No, this is not an exaggeration. I LOVE Pandora Radio and my Bose headphones. It’s NCAA playoffs or whatever the correct terminology is. There’s a bunch of brackets, 64 I think, basketball from now to infinity. It grates on a person’s nerves to have to be quiet for a GAME, and not just one game either but multiple freakin’ games for days on end. A commercial comes on and the fingers on the remote are spastic to get to another channel for a different game. I feel confident there was no mention of a hoop fetish before we got married. I was paying attention; innocently, imagining my future. I didn’t even own a TV. I was tricked.
It is an obvious CONSPIRACY.
Earlier, I was quietly looking around, choosing which of the marital possessions would be coming with me to my new home. Don’t even kid yourself, all the good stuff is coming with me. My husband chose to buy fishing rods with his money. I bought housewares with mine. He can have the TV and the stereo (he did buy those but I’ll be getting myself a new Bose Wave system), the couch and coffee table (he bought those), he can have the bed (okay, he bought that too) and his dresser (a gift from me). Oh yeah, he can have the anodized cookware (he bought it) I’ll be taking the stainless steel; I bought that and (surprise, surprise) we like it better! He can have the flatware too. I chose the pattern but he paid for it, he’ll be crying in his cornflakes wishing he’d gotten his sorry ass into a Roundball Recovery Program instead of ignoring me for an entire MONTH.

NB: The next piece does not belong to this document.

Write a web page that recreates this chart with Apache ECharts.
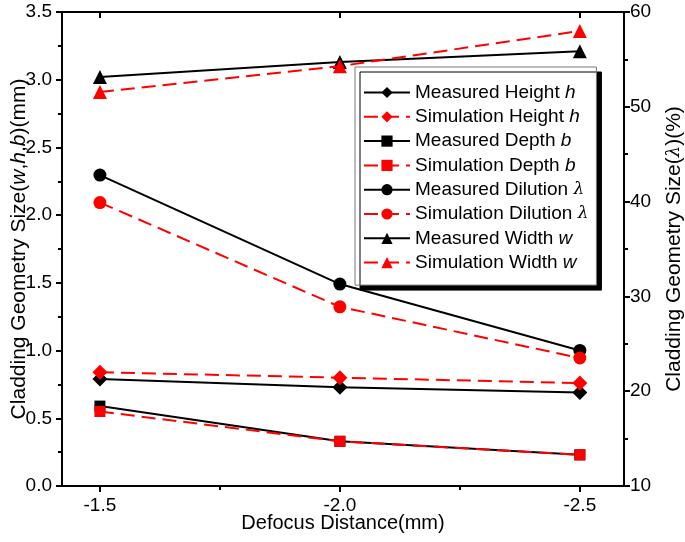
<!DOCTYPE html>
<html><head><meta charset="utf-8">
<script src="https://cdn.jsdelivr.net/npm/echarts@6/dist/echarts.min.js"></script>
<style>html,body{margin:0;padding:0;background:#fff}#c{width:685px;height:542px}</style>
</head><body><div id="c"></div>
<script>
const xVals = [-1.5, -2.0, -2.5];
const xTickLabels = ['-1.5', '-2.0', '-2.5'];
const measuredHeight = [0.79, 0.73, 0.69];
const simulationHeight = [0.84, 0.80, 0.76];
const measuredDepth = [0.59, 0.33, 0.23];
const simulationDepth = [0.55, 0.33, 0.23];
const measuredDilution = [42.8, 31.3, 24.3];
const simulationDilution = [39.9, 28.9, 23.5];
const measuredWidth = [3.02, 3.13, 3.21];
const simulationWidth = [2.91, 3.10, 3.36];
const leftTicks = [0, 3.5, 0.5];
const rightTicks = [10, 60, 10];

const FONT = 'Liberation Sans';
const pairs = arr => xVals.map((x, i) => [x, arr[i]]);
const solid = { color: '#000', width: 2, type: 'solid' };
const dashed = { color: '#ff0000', width: 2, type: [14, 7] };
function mk(name, data, sym, size, meas, yIdx) {
  return {
    name, type: 'line', data: pairs(data), yAxisIndex: yIdx, xAxisIndex: 0,
    symbol: sym, symbolSize: size, showSymbol: true,
    itemStyle: { color: meas ? '#000' : '#ff0000' },
    lineStyle: meas ? solid : dashed, z: meas ? 3 : 4, animation: false
  };
}
const series = [
  mk('Measured Height h', measuredHeight, 'diamond', 15, true, 0),
  mk('Simulation Height h', simulationHeight, 'diamond', 15, false, 0),
  mk('Measured Depth b', measuredDepth, 'rect', 11, true, 0),
  mk('Simulation Depth b', simulationDepth, 'rect', 11, false, 0),
  mk('Measured Dilution λ', measuredDilution, 'circle', 13, true, 1),
  mk('Simulation Dilution λ', simulationDilution, 'circle', 13, false, 1),
  mk('Measured Width w', measuredWidth, 'triangle', 14, true, 0),
  mk('Simulation Width w', simulationWidth, 'triangle', 14, false, 0)
];
const labelStyle = { fontFamily: FONT, fontSize: 19, color: '#000' };
const chart = echarts.init(document.getElementById('c'), null, { renderer: 'canvas' });
chart.setOption({
  animation: false,
  backgroundColor: '#fff',
  grid: { left: 62, right: 61, top: 12, bottom: 56, containLabel: false, outerBoundsMode: 'none' },
  xAxis: [
    { type: 'value', inverse: true, min: -2.592, max: -1.421,
      name: 'Defocus Distance(mm)', nameLocation: 'middle', nameGap: 27, nameMoveOverlap: false,
      nameTextStyle: { fontFamily: FONT, fontSize: 20, color: '#000' },
      axisLine: { onZero: false, lineStyle: { color: '#000', width: 2 } },
      axisTick: { customValues: xVals, length: 6, lineStyle: { color: '#000', width: 2 } },
      axisLabel: { customValues: xVals, formatter: v => xTickLabels[xVals.indexOf(v)] ?? v.toFixed(1), margin: 10, ...labelStyle },
      splitLine: { show: false } },
    { type: 'value', inverse: true, min: -2.592, max: -1.421, position: 'top',
      axisLine: { onZero: false, lineStyle: { color: '#000', width: 2 } },
      axisTick: { customValues: xVals, inside: true, length: 6, lineStyle: { color: '#000', width: 2 } },
      axisLabel: { show: false }, splitLine: { show: false } },
    { type: 'value', inverse: true, min: -2.592, max: -1.421, position: 'bottom',
      axisLine: { show: false },
      axisTick: { customValues: [-1.75, -2.25], length: 4, lineStyle: { color: '#000', width: 2 } },
      axisLabel: { show: false }, splitLine: { show: false } }
  ],
  yAxis: [
    { type: 'value', min: leftTicks[0], max: leftTicks[1], interval: leftTicks[2], position: 'left',
      name: '{n|Cladding Geometry Size(}{i|w}{n|,}{i|h}{n|,}{i|b}{n|)(mm)}',
      nameLocation: 'middle', nameGap: 32, nameRotate: 90, nameMoveOverlap: false,
      nameTextStyle: { rich: { n: { fontFamily: FONT, fontSize: 21, color: '#000' }, i: { fontFamily: FONT, fontSize: 21, fontStyle: 'italic', color: '#000' } } },
      axisLine: { lineStyle: { color: '#000', width: 2 } },
      axisTick: { length: 6, lineStyle: { color: '#000', width: 2 } },
      minorTick: { show: true, splitNumber: 2, length: 4, lineStyle: { color: '#000', width: 2 } },
      axisLabel: { formatter: v => v.toFixed(1), margin: 10, ...labelStyle },
      splitLine: { show: false } },
    { type: 'value', min: rightTicks[0], max: rightTicks[1], interval: rightTicks[2], position: 'right',
      name: '{n|Cladding Geometry Size(}{l|λ}{n|)(%)}',
      nameLocation: 'middle', nameGap: 40, nameRotate: 90, nameMoveOverlap: false,
      nameTextStyle: { rich: { n: { fontFamily: FONT, fontSize: 21, color: '#000' }, l: { fontFamily: 'DejaVu Serif', fontSize: 18, fontStyle: 'italic', color: '#000' } } },
      axisLine: { lineStyle: { color: '#000', width: 2 } },
      axisTick: { length: 6, lineStyle: { color: '#000', width: 2 } },
      minorTick: { show: true, splitNumber: 2, length: 4, lineStyle: { color: '#000', width: 2 } },
      axisLabel: { margin: 6, ...labelStyle },
      splitLine: { show: false } }
  ],
  legend: {
    left: 355, top: 67, orient: 'vertical', itemGap: 5.3, itemWidth: 46, itemHeight: 14,
    padding: [16, 8, 13, 8],
    backgroundColor: '#fff', borderColor: '#777', borderWidth: 1,
    shadowColor: '#000', shadowBlur: 0, shadowOffsetX: 5, shadowOffsetY: 5,
    data: series.map(s => s.name),
    formatter: name => {
      const parts = name.split(' ');
      const v = parts.pop();
      return '{n|' + parts.join(' ') + ' }' + (v === 'λ' ? '{l|λ}' : '{i|' + v + '}');
    },
    textStyle: { fontFamily: FONT, fontSize: 19, lineHeight: 19, color: '#000', rich: {
      n: { fontFamily: FONT, fontSize: 19, lineHeight: 19, color: '#000' },
      i: { fontFamily: FONT, fontSize: 19, lineHeight: 19, fontStyle: 'italic', color: '#000' },
      l: { fontFamily: 'DejaVu Serif', fontSize: 17, lineHeight: 19, fontStyle: 'italic', color: '#000' } } }
  },
  series
});
</script></body></html>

Yeah, so I was mentally divvying the linens when I remembered… I have headphones! Voila! Marital harmony is restored. He’s down there all goo-goo-googly eyed over basketball and I’m up here listening to my most recent favorite Pandora station REM radio- REM, Coldplay, Modern English, Pearl Jam, Sting, Social Distortion, U2. By the end of the month I’ll need hearing aids.